#### [Task details]
Retype the opening lines of the data exactly, stopping after the line that contains "import seaborn as sns". Skip every picture.

#### [Records for the exercise]
— START —

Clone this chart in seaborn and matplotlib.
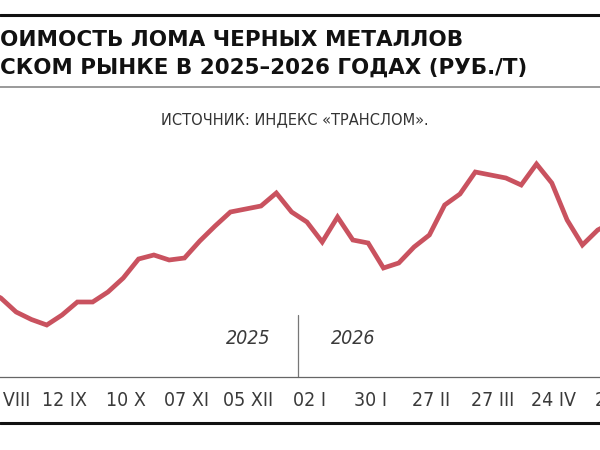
import matplotlib
matplotlib.use("Agg")
import matplotlib.pyplot as plt
import matplotlib.dates as mdates
import matplotlib.lines as mlines
import numpy as np
import pandas as pd
import seaborn as sns

# ---------------- data (RUB/t, weekly) ----------------
dates = pd.date_range("2025-08-07", periods=42, freq="7D")
prices = [19600, 19280, 18720, 18420, 18200, 18600, 19120, 19120, 19520, 20080,
          20840, 21000, 20800, 20880, 21560, 22160, 22720, 22840, 22960, 23480,
          22720, 22320, 21520, 22520, 21600, 21480, 20480, 20680, 21320, 21800,
          23000, 23440, 24320, 24200, 24080, 23800, 24640, 23880, 22400, 21400,
          22000, 22320]
tick_dates = pd.to_datetime(["2025-08-15", "2025-09-12", "2025-10-10", "2025-11-07",
                             "2025-12-05", "2026-01-02", "2026-01-30", "2026-02-27",
                             "2026-03-27", "2026-04-24", "2026-05-22"])
tick_labels = ["15 VIII", "12 IX", "10 X", "07 XI", "05 XII", "02 I", "30 I",
               "27 II", "27 III", "24 IV", "22 V"]
year_split = pd.Timestamp("2025-12-28")
year_labels = ["2025", "2026"]
title_lines = ["ОИМОСТЬ ЛОМА ЧЕРНЫХ МЕТАЛЛОВ",
               "СКОМ РЫНКЕ В 2025–2026 ГОДАХ (РУБ./Т)"]
source = "ИСТОЧНИК: ИНДЕКС «ТРАНСЛОМ»."

df = pd.DataFrame({"date": dates, "price": prices})

sns.set_theme(style="white")
plt.rcParams["font.family"] = ["DejaVu Sans"]

W, H = 600, 450
fig = plt.figure(figsize=(6, 4.5), dpi=100)
fig.patch.set_facecolor("white")

narrow = dict(family="DejaVu Sans", fontstretch="condensed")

# axes wider than the (cropped) figure
ax_left_px, ax_right_px = -60, 660
ax_bottom_px, ax_top_px = 377, 150
ax = fig.add_axes([ax_left_px / W, 1 - ax_bottom_px / H,
                   (ax_right_px - ax_left_px) / W, (ax_bottom_px - ax_top_px) / H])
ax.set_facecolor("none")

sns.lineplot(data=df, x="date", y="price", ax=ax, color="#c9525f",
             linewidth=3.4, solid_joinstyle="miter", solid_capstyle="butt")

px_per_day = 2.1865
ref = mdates.date2num(pd.Timestamp("2025-08-15"))
x0 = ref + (ax_left_px - 3) / px_per_day
x1 = ref + (ax_right_px - 3) / px_per_day
ax.set_xlim(x0, x1)
ax.set_ylim(16120, 25200)

ax.set_xticks(mdates.date2num(tick_dates))
ax.set_xticklabels(tick_labels, **narrow)
ax.set_yticks([])
ax.set_xlabel("")
ax.set_ylabel("")
for s in ["top", "left", "right"]:
    ax.spines[s].set_visible(False)
ax.spines["bottom"].set_color("#666666")
ax.spines["bottom"].set_linewidth(0.9)
ax.tick_params(axis="x", direction="in", length=12.2, width=0.9, color="#777777",
               pad=10, labelsize=14, labelcolor="#3a3a3a")

# year divider
ysplit = mdates.date2num(year_split)
ax.plot([ysplit, ysplit], [0, 62 / 227], transform=ax.get_xaxis_transform(),
        color="#777777", linewidth=0.9, clip_on=False)
ax.text(ysplit - 50 / px_per_day, 39 / 227, year_labels[0], transform=ax.get_xaxis_transform(),
        ha="center", va="center", fontsize=14, style="italic", color="#3a3a3a", **narrow)
ax.text(ysplit + 55 / px_per_day, 39 / 227, year_labels[1], transform=ax.get_xaxis_transform(),
        ha="center", va="center", fontsize=14, style="italic", color="#3a3a3a", **narrow)

# header rules
fig.add_artist(mlines.Line2D([0, 1], [1 - 15 / H, 1 - 15 / H], color="#111111", linewidth=2.2))
fig.add_artist(mlines.Line2D([0, 1], [1 - 87 / H, 1 - 87 / H], color="#9a9a9a", linewidth=1.4))
fig.add_artist(mlines.Line2D([0, 1], [1 - 423 / H, 1 - 423 / H], color="#111111", linewidth=2.2))

# titles
title_font = ["DejaVu Sans"]
t1 = fig.text(0.5 / W, 1 - 40 / H, title_lines[0], ha="left", va="center",
              fontsize=16, fontweight="bold", family=title_font, color="#111111")
t2 = fig.text(0.5 / W, 1 - 68 / H, title_lines[1], ha="left", va="center",
              fontsize=16, fontweight="bold", family=title_font, color="#111111")
st = fig.text(295 / W, 1 - 120 / H, source, ha="center", va="center",
              fontsize=12, color="#333333", **narrow)

# fit title widths to the reference
fig.canvas.draw()
r = fig.canvas.get_renderer()
for t, right in [(t1, 463), (t2, 527)]:
    w = t.get_window_extent(r).width
    t.set_fontsize(t.get_fontsize() * right / w)
w = st.get_window_extent(r).width
st.set_fontsize(st.get_fontsize() * 268 / w)

fig.savefig("out.png", dpi=100, facecolor="white")
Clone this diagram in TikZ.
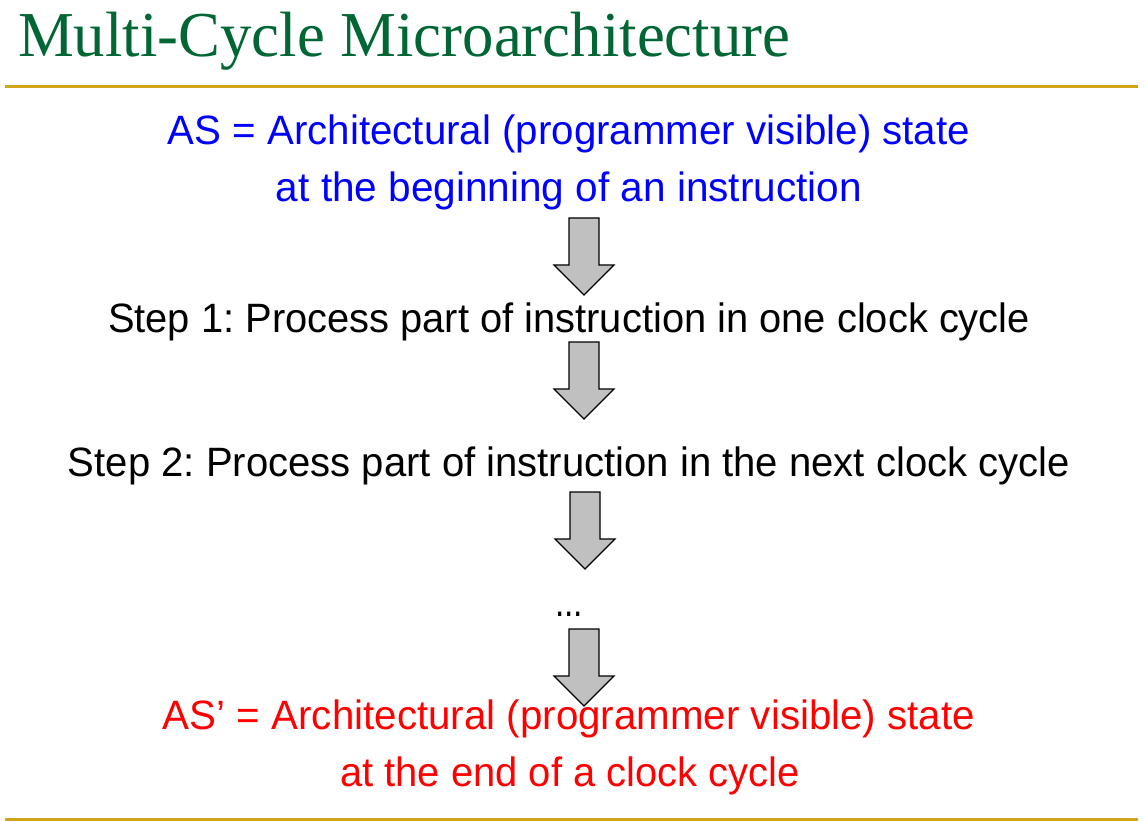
\documentclass[tikz,border=0pt]{standalone}
\usepackage{fontspec}
\usepackage{graphicx}
\setmainfont{Liberation Serif}
\setsansfont{Liberation Sans}
\frenchspacing
\definecolor{titlegreen}{HTML}{006633}
\definecolor{rulegold}{HTML}{D4A418}
\definecolor{arrowgray}{HTML}{C0C0C0}
\definecolor{asblue}{HTML}{0000FF}
\definecolor{asred}{HTML}{FF0000}
\newcommand\fitw[2]{\resizebox{#1}{\height}{#2}}
\tikzset{
  txt/.style={anchor=base, inner sep=0pt, font=\sffamily\fontsize{41}{41}\selectfont},
  titletxt/.style={anchor=base west, inner sep=0pt, text=titlegreen, font=\rmfamily\fontsize{64}{64}\selectfont},
  rulerline/.style={draw=rulegold, line width=3pt},
  blockarrow/.style={draw=black, fill=arrowgray, line width=1.1pt, line join=miter},
  pics/downarrow/.style={code={
    \path[blockarrow] (-15,0) -- (15,0) -- (15,47) -- (30,47) -- (0,77) -- (-30,47) -- (-15,47) -- cycle;
  }}
}
\begin{document}
\begin{tikzpicture}[x=1pt,y=-1pt]
\useasboundingbox[fill=white] (0,0) rectangle (1144,821);
\node[titletxt] (title) at (18,57) {\fitw{772pt}{Multi-Cycle Microarchitecture}};
\draw[rulerline] (5,87) -- (1138,87);
\node[txt,text=asblue] (as1) at (569,145) {\fitw{802pt}{AS = Architectural (programmer visible) state}};
\node[txt,text=asblue] (as2) at (569,202) {\fitw{586pt}{at the beginning of an instruction}};
\node[txt] (s1) at (569,333) {\fitw{922pt}{Step 1: Process part of instruction in one clock cycle}};
\node[txt] (s2) at (569,476) {\fitw{1002pt}{Step 2: Process part of instruction in the next clock cycle}};
\node[txt] (dots) at (569,616) {\fitw{28pt}{...}};
\node[txt,text=asred] (asp1) at (569,729) {\fitw{812pt}{AS’ = Architectural (programmer visible) state}};
\node[txt,text=asred] (asp2) at (570,786) {\fitw{460pt}{at the end of a clock cycle}};
\pic at (584,218) {downarrow};
\pic at (584,342) {downarrow};
\pic at (585,492) {downarrow};
\pic at (584,629) {downarrow};
\draw[rulerline] (5,819) -- (1138,819);
\end{tikzpicture}
\end{document}
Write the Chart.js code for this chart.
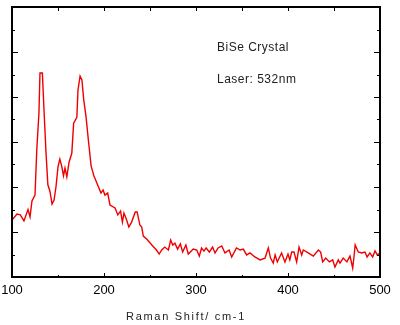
<!DOCTYPE html>
<html>
<head>
<meta charset="utf-8">
<script src="https://cdn.jsdelivr.net/npm/chart.js@4.4.1/dist/chart.umd.min.js"></script>
<style>
  html, body { margin: 0; padding: 0; background: #fff; }
  #wrap { width: 400px; height: 325px; position: relative; }
</style>
</head>
<body>
<div id="wrap"><canvas id="raman"></canvas></div>
<script>
/* Raman spectrum, BiSe crystal */
var shift = [
  100, 105.4, 109, 113, 117.4, 119.6, 121.7, 125, 127, 129.3, 130.4, 133, 134.8, 137, 139, 141.3,
  143.5, 145.7, 147.8, 150, 152, 154, 156, 157.6, 159.6, 162, 165, 167, 170.5, 171.7, 174, 176,
  178, 180.6, 183, 186, 189, 191, 194, 196.7, 199, 201, 204, 206.5, 212, 215, 218, 220,
  221.7, 224.6, 227, 230, 234, 236, 239, 241, 242.7, 246.4, 252, 257, 260, 262.7, 266, 270,
  272.5, 274.7, 277, 280, 283, 285.5, 289, 291.6, 297, 300.8, 303.6, 306, 308.7, 311, 314.5, 318,
  320.7, 324, 328, 331.5, 336, 338.8, 344, 348, 351.4, 355, 358.7, 364, 369.6, 375, 378.6, 381,
  384, 386, 388.4, 393, 396.7, 400, 402, 404, 406.5, 409.4, 412, 414.9, 416.6, 422, 427.5, 433,
  435.5, 437.7, 441, 445, 448.6, 451, 454.7, 456.5, 460, 464, 467.4, 470.3, 471.7, 473, 476.4, 480,
  483.7, 486, 489, 492, 494.6, 497, 500
];
var intensity = [
  2.53, 2.8, 2.76, 2.49, 3.0, 2.67, 3.38, 3.64, 5.7, 7.3, 9.07, 9.07, 7.4, 5.5, 4.1, 3.8,
  3.24, 3.42, 4.0, 4.9, 5.24, 4.93, 4.5, 4.84, 4.45, 5.1, 5.5, 6.84, 7.1, 8.3, 8.93, 8.76,
  7.87, 7.07, 6.09, 4.93, 4.5, 4.3, 4.0, 3.73, 3.87, 3.64, 3.73, 3.2, 3.07, 2.76, 2.93, 2.44,
  2.84, 2.53, 2.22, 2.44, 2.89, 2.89, 2.31, 2.22, 1.82, 1.69, 1.42, 1.2, 1.02, 1.2, 1.33, 1.2,
  1.64, 1.42, 1.5, 1.24, 1.47, 1.11, 1.42, 1.02, 1.24, 1.2, 0.93, 1.29, 1.15, 1.29, 1.11, 1.33,
  1.07, 1.29, 1.38, 1.07, 1.2, 0.89, 1.29, 1.2, 1.24, 0.98, 1.07, 0.89, 0.76, 0.84, 1.29, 0.84,
  0.62, 0.98, 0.67, 1.07, 0.67, 1.02, 0.76, 1.11, 1.11, 0.67, 1.33, 0.98, 1.2, 1.07, 0.93, 1.2,
  1.11, 0.67, 0.84, 0.67, 0.76, 0.44, 0.76, 0.62, 0.84, 0.67, 0.93, 0.4, 0.89, 1.42, 1.11, 1.07,
  1.11, 0.89, 1.07, 0.89, 1.16, 0.98, 1.07
];
var xTicks = [100, 200, 300, 400, 500];
var xTitle = 'Raman Shift/ cm-1';
var notes = ['BiSe Crystal', 'Laser: 532nm'];

var points = shift.map(function (x, i) { return { x: x, y: intensity[i] }; });

// frame, inward ticks, axis title and notes
var framePlugin = {
  id: 'frame',
  afterDraw: function (chart) {
    var ctx = chart.ctx;
    var a = chart.chartArea;
    var xs = chart.scales.x;
    var ys = chart.scales.y;
    var v, px, py, len;

    ctx.save();
    ctx.strokeStyle = '#000';
    ctx.lineWidth = 2;
    ctx.strokeRect(a.left, a.top, a.right - a.left, a.bottom - a.top);

    ctx.lineWidth = 1;
    ctx.beginPath();
    for (v = 150; v < 500; v += 50) {
      px = Math.round(xs.getPixelForValue(v)) + 0.5;
      len = v % 100 === 0 ? 4 : 2;
      ctx.moveTo(px, a.bottom);
      ctx.lineTo(px, a.bottom - len);
      ctx.moveTo(px, a.top);
      ctx.lineTo(px, a.top + 4);
    }
    for (v = 1; v < 12; v++) {
      py = Math.round(ys.getPixelForValue(v)) + 0.5;
      len = v % 2 === 0 ? 6 : 3;
      ctx.moveTo(a.left, py);
      ctx.lineTo(a.left + len, py);
      ctx.moveTo(a.right, py);
      ctx.lineTo(a.right - len, py);
    }
    ctx.stroke();

    ctx.fillStyle = '#222';
    ctx.textBaseline = 'alphabetic';
    ctx.textAlign = 'left';
    ctx.font = '11px "Liberation Sans", Arial, sans-serif';
    ctx.letterSpacing = '1.7px';
    ctx.fillText(xTitle, 126, 320);

    ctx.font = '12px "Liberation Sans", Arial, sans-serif';
    ctx.letterSpacing = '0.5px';
    ctx.fillText(notes[0], 217, 51);
    ctx.fillText(notes[1], 217, 83);
    ctx.restore();
  }
};

new Chart(document.getElementById('raman'), {
  type: 'line',
  data: {
    datasets: [{
      data: points,
      borderColor: '#ee0000',
      borderWidth: 1.4,
      pointRadius: 0,
      tension: 0,
      fill: false
    }]
  },
  options: {
    responsive: true,
    maintainAspectRatio: false,
    animation: false,
    layout: { padding: { left: 12, right: 20, top: 7, bottom: 0 } },
    plugins: { legend: { display: false }, tooltip: { enabled: false } },
    scales: {
      x: {
        type: 'linear',
        min: 100,
        max: 500,
        afterFit: function (scale) {
          scale.height = 48;
          scale.paddingLeft = 0;
          scale.paddingRight = 0;
        },
        afterBuildTicks: function (scale) {
          scale.ticks = xTicks.map(function (t) { return { value: t }; });
        },
        grid: { display: false, drawTicks: false },
        border: { display: false },
        ticks: {
          padding: 6,
          color: '#000',
          maxRotation: 0,
          font: { family: '"Liberation Sans", Arial, sans-serif', size: 13 }
        }
      },
      y: {
        min: 0,
        max: 12,
        display: false
      }
    }
  },
  plugins: [framePlugin]
});
</script>
</body>
</html>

— END —

#### [Task answer]
Clone this chart in seaborn and matplotlib.
import matplotlib
matplotlib.use("Agg")
import matplotlib.pyplot as plt
import matplotlib.dates as mdates
import matplotlib.lines as mlines
import numpy as np
import pandas as pd
import seaborn as sns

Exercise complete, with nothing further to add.